Undersea cables have evolved from 19th-century telegraph lines to modern high-speed internet conduits capable of transmitting hundreds of terabits per second. Today, over 500 commercial submarine cables stretch approximately 1.7 million kilometers along the ocean floor, linking continents, markets, and households. These cables are relatively thin yet essential, and careful seabed surveys, environmental assessments, and specialized cable-laying ships ensure their safe deployment.
Despite their robustness, submarine cables are vulnerable to both natural and human-made disruptions. Earthquakes, underwater landslides, and volcanic activity can damage cables, but about 80% of incidents result from human activity such as ship anchors or fishing trawlers. Cable failures can have immediate consequences, affecting internet access, emergency services, financial systems, and essential services like digital healthcare and education. Remote regions, like Tonga, illustrate the vulnerability of isolated networks, where a single cable cut can leave large populations offline for extended periods.
Repairing damaged cables involves multiple challenges beyond the technical work itself. Engineers can quickly identify affected areas, but obtaining permits and coordinating across overlapping jurisdictions can delay repairs for days, weeks, or even months. Laying new cables is also time-intensive and costly, with longer lines potentially running into hundreds of millions of dollars. As cables age, with some installed around the dot-com boom reaching their 25-year lifespan, maintaining and upgrading this infrastructure becomes increasingly urgent.

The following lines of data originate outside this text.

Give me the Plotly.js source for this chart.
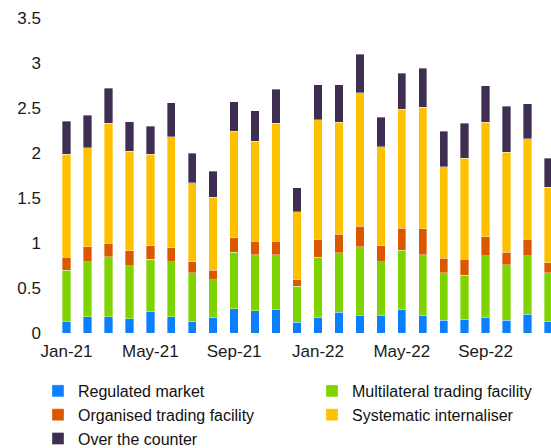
<!DOCTYPE html>
<html>
<head>
<meta charset="utf-8">
<script src="https://cdn.plot.ly/plotly-3.0.1.min.js"></script>
<style>html,body{margin:0;padding:0;background:#fff;}#chart{width:551px;height:448px;}</style>
</head>
<body>
<div id="chart"></div>
<script>
const months = ["Jan-21","Feb-21","Mar-21","Apr-21","May-21","Jun-21","Jul-21","Aug-21","Sep-21","Oct-21","Nov-21","Dec-21",
                "Jan-22","Feb-22","Mar-22","Apr-22","May-22","Jun-22","Jul-22","Aug-22","Sep-22","Oct-22","Nov-22","Dec-22"];
const regulatedMarket = [0.13,0.18,0.18,0.16,0.24,0.18,0.13,0.17,0.27,0.25,0.26,0.12,0.17,0.23,0.20,0.20,0.26,0.20,0.14,0.15,0.17,0.14,0.21,0.13];
const multilateralTF  = [0.57,0.61,0.67,0.59,0.58,0.61,0.54,0.42,0.63,0.62,0.61,0.40,0.67,0.66,0.76,0.59,0.66,0.67,0.53,0.49,0.69,0.62,0.65,0.54];
const organisedTF     = [0.14,0.17,0.15,0.165,0.15,0.16,0.12,0.11,0.16,0.15,0.15,0.07,0.20,0.21,0.225,0.18,0.245,0.29,0.16,0.18,0.21,0.14,0.18,0.11];
const systematicInt   = [1.145,1.10,1.33,1.105,1.015,1.23,0.88,0.81,1.18,1.11,1.31,0.76,1.33,1.24,1.485,1.10,1.32,1.35,1.02,1.12,1.27,1.11,1.12,0.84];
const overTheCounter  = [0.37,0.36,0.39,0.33,0.315,0.38,0.33,0.29,0.33,0.34,0.38,0.265,0.39,0.42,0.43,0.33,0.40,0.43,0.39,0.39,0.41,0.51,0.39,0.32];
const xTickLabels = ["Jan-21","May-21","Sep-21","Jan-22","May-22","Sep-22"];
const yTicks = [0,0.5,1,1.5,2,2.5,3,3.5];

const seriesNames = ["Regulated market","Multilateral trading facility","Organised trading facility","Systematic internaliser","Over the counter"];
const seriesData = [regulatedMarket, multilateralTF, organisedTF, systematicInt, overTheCounter];
const seriesColors = ["#0A80FF","#7ED300","#DC5800","#FFC000","#3E2F52"];
const legendIds = ["legend","legend2","legend","legend2","legend"];

const traces = seriesNames.map((n,i)=>({
  type:'bar', name:n, x:months, y:seriesData[i],
  marker:{color:seriesColors[i], line:{color:'rgba(255,255,255,0.6)', width:0.6}},
  legend:legendIds[i], hoverinfo:'skip'
}));

const tickFont = {family:'Liberation Sans, Arial, sans-serif', size:17, color:'#1a1a1a'};
const legFont = {family:'Liberation Sans, Arial, sans-serif', size:16, color:'#111'};

const layout = {
  width:551, height:448,
  margin:{l:56, r:0, t:18, b:115, autoexpand:false},
  paper_bgcolor:'#fff', plot_bgcolor:'#fff',
  barmode:'stack', bargap:0.6,
  showlegend:true,
  xaxis:{type:'category', range:[-0.5,23.12], tickvals:xTickLabels, ticktext:xTickLabels, tickangle:0, automargin:false,
         showgrid:false, zeroline:false, showline:false, ticks:'', tickfont:tickFont, ticklabelstandoff:6, fixedrange:true},
  yaxis:{range:[0,3.5], tickvals:yTicks, showgrid:false, zeroline:false, showline:false, ticks:'', automargin:false,
         tickfont:tickFont, ticklabelstandoff:14, fixedrange:true},
  legend:{xref:'container', yref:'container', x:38/551, y:1-374/448, xanchor:'left', yanchor:'top',
          orientation:'v', traceorder:'normal', font:legFont, bgcolor:'rgba(0,0,0,0)', borderwidth:0},
  legend2:{xref:'container', yref:'container', x:312/551, y:1-374/448, xanchor:'left', yanchor:'top',
          orientation:'v', traceorder:'normal', font:legFont, bgcolor:'rgba(0,0,0,0)', borderwidth:0}
};

Plotly.newPlot('chart', traces, layout, {displayModeBar:false, staticPlot:true});
</script>
</body>
</html>
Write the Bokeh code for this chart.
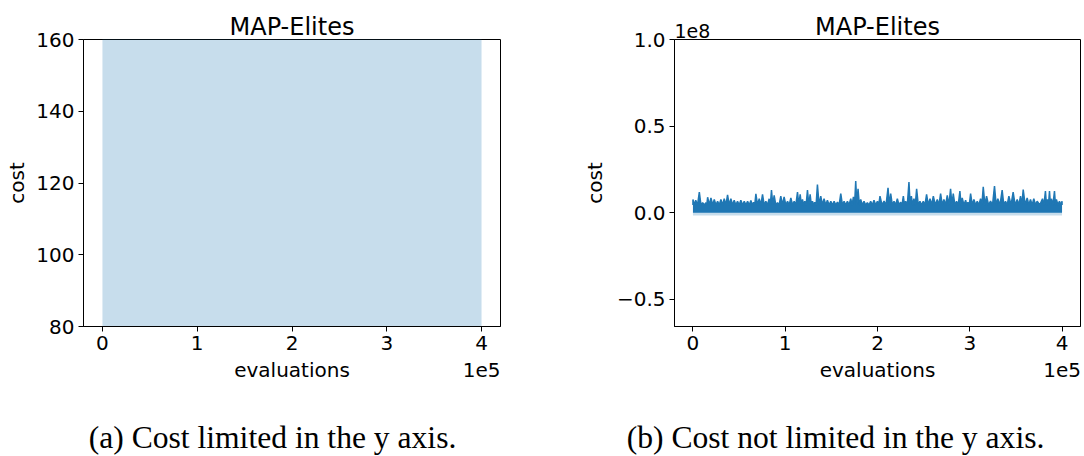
import numpy as np
from bokeh.plotting import figure
from bokeh.layouts import row, column
from bokeh.models import Range1d, FixedTicker, LinearAxis
from bokeh.core.properties import value
from bokeh.embed import file_html
from bokeh.resources import INLINE

# ---- data ----
spike_eval_1e5 = [0.00, 0.03, 0.069, 0.105, 0.141, 0.159, 0.195, 0.231, 0.267, 0.303, 0.339, 0.375,
                  0.411, 0.447, 0.483, 0.519, 0.556, 0.592, 0.628, 0.657, 0.682, 0.718, 0.754, 0.790,
                  0.826, 0.851, 0.880, 0.916, 0.952, 0.988, 1.025, 1.061, 1.097, 1.133, 1.162, 1.187,
                  1.212, 1.241, 1.270, 1.295, 1.320, 1.349, 1.385, 1.421, 1.457, 1.494, 1.530, 1.566,
                  1.602, 1.638, 1.674, 1.710, 1.739, 1.764, 1.789, 1.818, 1.854, 1.890, 1.926, 1.962,
                  1.999, 2.027, 2.071, 2.114, 2.143, 2.179, 2.215, 2.251, 2.280, 2.305, 2.341, 2.367,
                  2.395, 2.424, 2.460, 2.496, 2.532, 2.569, 2.605, 2.648, 2.684, 2.720, 2.756, 2.792,
                  2.821, 2.857, 2.893, 2.918, 2.955, 2.980, 3.009, 3.045, 3.081, 3.117, 3.146, 3.182,
                  3.225, 3.268, 3.304, 3.351, 3.387, 3.424, 3.470, 3.514, 3.550, 3.579, 3.622, 3.658,
                  3.694, 3.730, 3.788, 3.820, 3.842, 3.864, 3.885, 3.918, 3.939, 3.972, 4.000]
spike_cost_1e6 = [7.7, 7.3, 11.9, 5.8, 5.8, 9.0, 8.6, 7.7, 6.7, 7.7, 8.1, 10.4,
                  8.1, 7.3, 6.7, 7.3, 6.7, 6.7, 7.1, 6.1, 10.9, 8.1, 10.6, 6.7,
                  8.1, 13.1, 10.0, 5.8, 9.6, 9.2, 6.7, 8.6, 6.7, 11.9, 10.6, 7.7,
                  6.7, 13.1, 10.6, 6.7, 6.1, 16.3, 9.6, 8.1, 7.3, 6.7, 6.7, 6.1,
                  11.1, 6.7, 6.7, 8.1, 9.2, 18.3, 13.8, 7.7, 6.7, 5.8, 6.7, 7.3,
                  6.7, 9.6, 6.7, 14.4, 11.1, 6.7, 8.1, 6.1, 9.6, 6.7, 17.7, 9.6,
                  8.1, 13.8, 6.7, 6.7, 10.6, 8.1, 9.6, 7.7, 11.1, 7.7, 10.0, 13.8,
                  11.1, 6.7, 12.5, 8.6, 7.3, 6.1, 11.1, 7.7, 6.7, 8.1, 15.0, 9.6,
                  6.7, 15.4, 8.1, 13.1, 6.7, 9.6, 11.9, 7.7, 9.6, 13.4, 8.6, 7.7,
                  8.1, 6.7, 8.1, 12.5, 7.7, 12.5, 8.1, 12.5, 7.7, 6.7, 6.7]
floor_cost_1e6 = 4.5      # dense oscillation fills solidly up to about this level
bottom_cost_1e6 = 0.0     # lowest values of the mean cost
band_low_1e6 = -1.5       # lower edge of the shaded spread

x_ticks_1e5 = [0, 1, 2, 3, 4]
x_tick_labels = ["0", "1", "2", "3", "4"]
left_y_ticks = [80, 100, 120, 140, 160]
right_y_ticks_1e8 = [-0.5, 0.0, 0.5, 1.0]
right_y_tick_labels = ["\u22120.5", "0.0", "0.5", "1.0"]

title_text = "MAP-Elites"
x_label = "evaluations"
y_label = "cost"
x_offset_text = "1e5"
y_offset_text = "1e8"
caption_a = "(a) Cost limited in the y axis."
caption_b = "(b) Cost not limited in the y axis."

# ---- dense mean-cost line: peaks with the solid floor between them ----
ex = np.array(spike_eval_1e5) * 1e5
ec = np.array(spike_cost_1e6) * 1e6
floor = floor_cost_1e6 * 1e6
xs = [ex[0]]
ys = [floor]
for i in range(len(ex)):
    xs.append(ex[i]); ys.append(ec[i])
    if i < len(ex) - 1:
        xs.append((ex[i] + ex[i + 1]) / 2); ys.append(floor)
xs.append(ex[-1]); ys.append(floor)
xs = np.array(xs); ys = np.array(ys)
bottom = np.full_like(ys, bottom_cost_1e6 * 1e6)
low = np.full_like(ys, band_low_1e6 * 1e6)

BLUE = "#1f77b4"
FONT = "DejaVu Sans"
SERIF = "Liberation Serif"

TOP_H = 42          # strip holding the titles
OVERLAP = 16        # the plots' top border slides under the title strip
MAIN_TOP = 13       # frame top ends at TOP_H - OVERLAP + MAIN_TOP = 39
FRAME_H = 287
MAIN_BOTTOM = 64
CAPTION_H = 456 - TOP_H - (MAIN_TOP + FRAME_H + MAIN_BOTTOM - OVERLAP)


def bare(width, height):
    f = figure(width=width, height=height, x_range=Range1d(0, width), y_range=Range1d(0, height),
               x_axis_type=None, y_axis_type=None, min_border=0, output_backend="svg",
               toolbar_location=None, outline_line_color=None)
    f.xgrid.visible = False
    f.ygrid.visible = False
    f.background_fill_color = "white"
    f.border_fill_color = "white"
    return f


def style(p, xt, xl, yt, yl, ylab_standoff):
    p.xaxis.ticker = FixedTicker(ticks=xt)
    p.xaxis.major_label_overrides = dict(zip(xt, xl))
    p.yaxis.ticker = FixedTicker(ticks=yt)
    p.yaxis.major_label_overrides = dict(zip(yt, yl))
    p.xgrid.visible = False
    p.ygrid.visible = False
    p.outline_line_color = "black"
    p.outline_line_width = 1
    for ax in (p.xaxis, p.yaxis):
        ax.axis_line_color = "black"
        ax.major_tick_line_color = "black"
        ax.major_tick_out = 5
        ax.major_tick_in = 0
        ax.minor_tick_line_color = None
        ax.major_label_text_font = FONT
        ax.major_label_text_font_size = "20px"
        ax.major_label_text_color = "black"
        ax.major_label_standoff = 4
        ax.axis_label_text_font = FONT
        ax.axis_label_text_font_size = "20px"
        ax.axis_label_text_font_style = "normal"
        ax.axis_label_text_color = "black"
    p.yaxis.axis_label = y_label
    p.yaxis.axis_label_standoff = ylab_standoff
    p.background_fill_color = "white"
    p.border_fill_alpha = 0.0
    # second row under the x axis: axis title and the 1e5 scale note
    lab = LinearAxis(ticker=FixedTicker(ticks=[2e5, 4e5]),
                     major_label_overrides={2e5: x_label, 4e5: x_offset_text},
                     axis_line_color=None, major_tick_line_color=None, minor_tick_line_color=None,
                     major_tick_out=0, major_tick_in=0, major_label_standoff=5,
                     major_label_text_font=FONT, major_label_text_font_size="20px",
                     major_label_text_color="black")
    p.add_layout(lab, "below")


def main_fig(frame_w, left, right, yr):
    return figure(frame_width=frame_w, frame_height=FRAME_H, x_range=Range1d(-0.2e5, 4.2e5),
                  y_range=yr, output_backend="svg", toolbar_location=None,
                  min_border_left=left, min_border_right=right, min_border_top=MAIN_TOP,
                  min_border_bottom=MAIN_BOTTOM)


# ---- left: limited y axis ----
p1 = main_fig(417, 83, 42, Range1d(80, 160))
p1.varea(x=xs, y1=low, y2=ys, fill_color=BLUE, fill_alpha=0.25)
style(p1, [v * 1e5 for v in x_ticks_1e5], x_tick_labels, left_y_ticks,
      [str(v) for v in left_y_ticks], 4)

# ---- right: unlimited y axis ----
p2 = main_fig(406, 132, 4, Range1d(-0.656e8, 1.0e8))
p2.varea(x=xs, y1=low, y2=ys, fill_color=BLUE, fill_alpha=0.25)
p2.varea(x=xs, y1=bottom, y2=ys, fill_color=BLUE, fill_alpha=1.0)
p2.line(x=xs, y=ys, line_color=BLUE, line_width=1.5)
style(p2, [v * 1e5 for v in x_ticks_1e5], x_tick_labels,
      [v * 1e8 for v in right_y_ticks_1e8], right_y_tick_labels, 7)

# ---- titles above each panel ----
t1 = bare(542, TOP_H)
t1.text(x=[291.5], y=[16], text=[title_text], text_font=value(FONT), text_font_size="24px",
        text_align="center", text_baseline="alphabetic", text_color="black")
t2 = bare(542, TOP_H)
t2.text(x=[335], y=[16], text=[title_text], text_font=value(FONT), text_font_size="24px",
        text_align="center", text_baseline="alphabetic", text_color="black")
t2.text(x=[132], y=[12], text=[y_offset_text], text_font=value(FONT), text_font_size="19px",
        text_align="left", text_baseline="alphabetic", text_color="black")

# ---- sub-figure captions ----
cap = bare(1084, CAPTION_H)
cap.text(x=[272, 835], y=[19, 19], text=[caption_a, caption_b], text_font=value(SERIF),
         text_font_size="31.6px", text_align="center", text_baseline="alphabetic", text_color="black")

plots = row(p1, p2, margin=(-OVERLAP, 0, 0, 0))
layout = column(row(t1, t2), plots, cap)
open("out.html", "w").write(file_html(layout, INLINE))
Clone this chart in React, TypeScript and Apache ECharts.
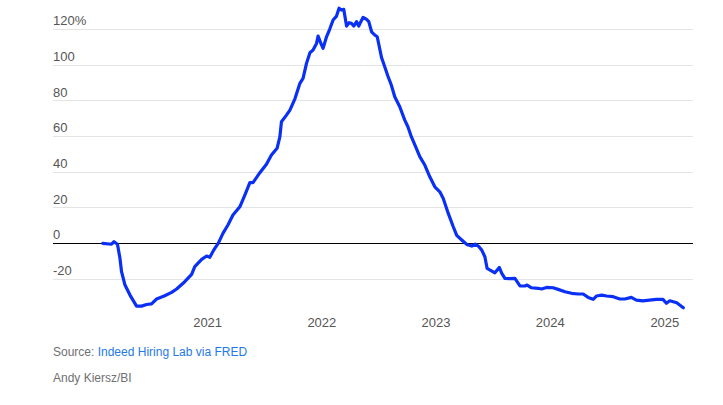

While the ITU does not directly repair cables, it plays a crucial role in enhancing resilience by facilitating collaboration, setting standards, and streamlining maintenance and repair processes. The agency also promotes sustainable practices and awareness to prevent accidental damage. Over the past four decades, the capacity of submarine cables has grown exponentially, supporting the rapid expansion of the internet. Strengthening these invisible highways is essential to sustaining global connectivity, enabling economic growth, and ensuring the digital infrastructure can meet the unprecedented demands of the information age.